* Exercise
Extract everything from the first line through the line with "(triapex) -- cycle;", both ends included, except for any pictures.

* Data
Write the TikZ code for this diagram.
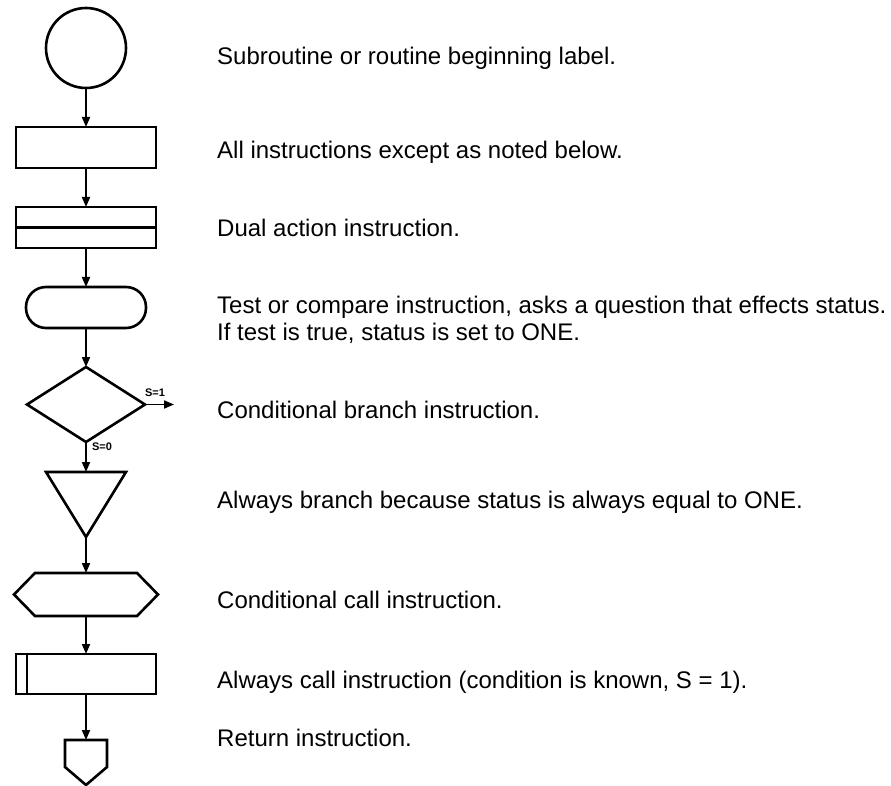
\documentclass[tikz,border=0pt]{standalone}
\usepackage{fontspec}
\setmainfont{Liberation Sans}
\usetikzlibrary{arrows.meta,shapes.geometric}
\tikzset{
  shp/.style={draw, line width=2.6pt, inner sep=0pt, outer sep=0pt},
  shpline/.style={line width=2.6pt, line join=miter},
  conn/.style={line width=1.8pt, -{Triangle[length=10pt,width=8pt]}},
  desc/.style={anchor=base west, inner sep=0pt, font=\fontsize{24}{28}\selectfont},
  slab/.style={inner sep=0pt, font=\fontsize{11}{12}\selectfont\bfseries}
}
\begin{document}
\begin{tikzpicture}[x=1pt,y=-1pt]
\useasboundingbox (0,0) rectangle (891,786);

% shapes
\node[shp, circle, minimum size=80pt] (start) at (86,48) {};
\node[shp, rectangle, minimum width=140pt, minimum height=41pt] (instr) at (86,147.5) {};
\node[shp, rectangle, minimum width=140pt, minimum height=41pt] (dual) at (86,227.5) {};
\draw[shpline] (dual.west) -- (dual.east);
\node[shp, rectangle, rounded corners=20pt, minimum width=120pt, minimum height=41pt] (test) at (86,307.5) {};
\node[shp, diamond, minimum width=118pt, minimum height=75pt] (cond) at (86,404.5) {};
\coordinate (s1end) at (174,404.5);

\coordinate (tritop) at (86,472);
\coordinate (triapex) at (86,537);
\draw[shpline] (46,472) -- (126,472) -- (triapex) -- cycle;

\coordinate (hextop) at (86,573);
\coordinate (hexbot) at (86,616);
\draw[shpline] (14,594.5) -- (35,573) -- (137,573) -- (158,594.5) -- (137,616) -- (35,616) -- cycle;

\node[shp, rectangle, minimum width=140pt, minimum height=40pt] (call) at (86,674) {};
\draw[shpline] ([xshift=11pt]call.north west) -- ([xshift=11pt]call.south west);

\coordinate (rettop) at (86,740);
\draw[shpline] (65,740) -- (107,740) -- (107,767) -- (86,785) -- (65,767) -- cycle;

% connectors
\draw[conn] (start.south) -- (instr.north);
\draw[conn] (instr.south) -- (dual.north);
\draw[conn] (dual.south) -- (test.north);
\draw[conn] (test.south) -- (cond.north);
\draw[conn] (cond.east) -- (s1end);
\draw[conn] (cond.south) -- (tritop);
\draw[conn] (triapex) -- (hextop);
\draw[conn] (hexbot) -- (call.north);
\draw[conn] (call.south) -- (rettop);

% labels
\node[slab] (s1) at (155,393) {S=1};
\node[slab] (s0) at (102,447) {S=0};

% descriptions
\node[desc] (t1) at (217,65) {Subroutine or routine beginning label.};
\node[desc] (t2) at (217,159) {All instructions except as noted below.};
\node[desc] (t3) at (217,237) {Dual action instruction.};
\node[desc] (t4) at (217,313) {Test or compare instruction, asks a question that effects status.};
\node[desc] (t5) at (217,340) {If test is true, status is set to ONE.};
\node[desc] (t6) at (217,418) {Conditional branch instruction.};
\node[desc] (t7) at (217,508) {Always branch because status is always equal to ONE.};
\node[desc] (t8) at (217,608) {Conditional call instruction.};
\node[desc] (t9) at (217,688) {Always call instruction (condition is known, S = 1).};
\node[desc] (t10) at (217,746) {Return instruction.};
\end{tikzpicture}
\end{document}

* The response
Write the TikZ code for this diagram.
\documentclass[tikz,border=0pt]{standalone}
\usepackage{fontspec}
\setmainfont{Liberation Sans}
\usetikzlibrary{arrows.meta,shapes.geometric}
\tikzset{
  shp/.style={draw, line width=2.6pt, inner sep=0pt, outer sep=0pt},
  shpline/.style={line width=2.6pt, line join=miter},
  conn/.style={line width=1.8pt, -{Triangle[length=10pt,width=8pt]}},
  desc/.style={anchor=base west, inner sep=0pt, font=\fontsize{24}{28}\selectfont},
  slab/.style={inner sep=0pt, font=\fontsize{11}{12}\selectfont\bfseries}
}
\begin{document}
\begin{tikzpicture}[x=1pt,y=-1pt]
\useasboundingbox (0,0) rectangle (891,786);

% shapes
\node[shp, circle, minimum size=80pt] (start) at (86,48) {};
\node[shp, rectangle, minimum width=140pt, minimum height=41pt] (instr) at (86,147.5) {};
\node[shp, rectangle, minimum width=140pt, minimum height=41pt] (dual) at (86,227.5) {};
\draw[shpline] (dual.west) -- (dual.east);
\node[shp, rectangle, rounded corners=20pt, minimum width=120pt, minimum height=41pt] (test) at (86,307.5) {};
\node[shp, diamond, minimum width=118pt, minimum height=75pt] (cond) at (86,404.5) {};
\coordinate (s1end) at (174,404.5);

\coordinate (tritop) at (86,472);
\coordinate (triapex) at (86,537);
\draw[shpline] (46,472) -- (126,472) -- (triapex) -- cycle;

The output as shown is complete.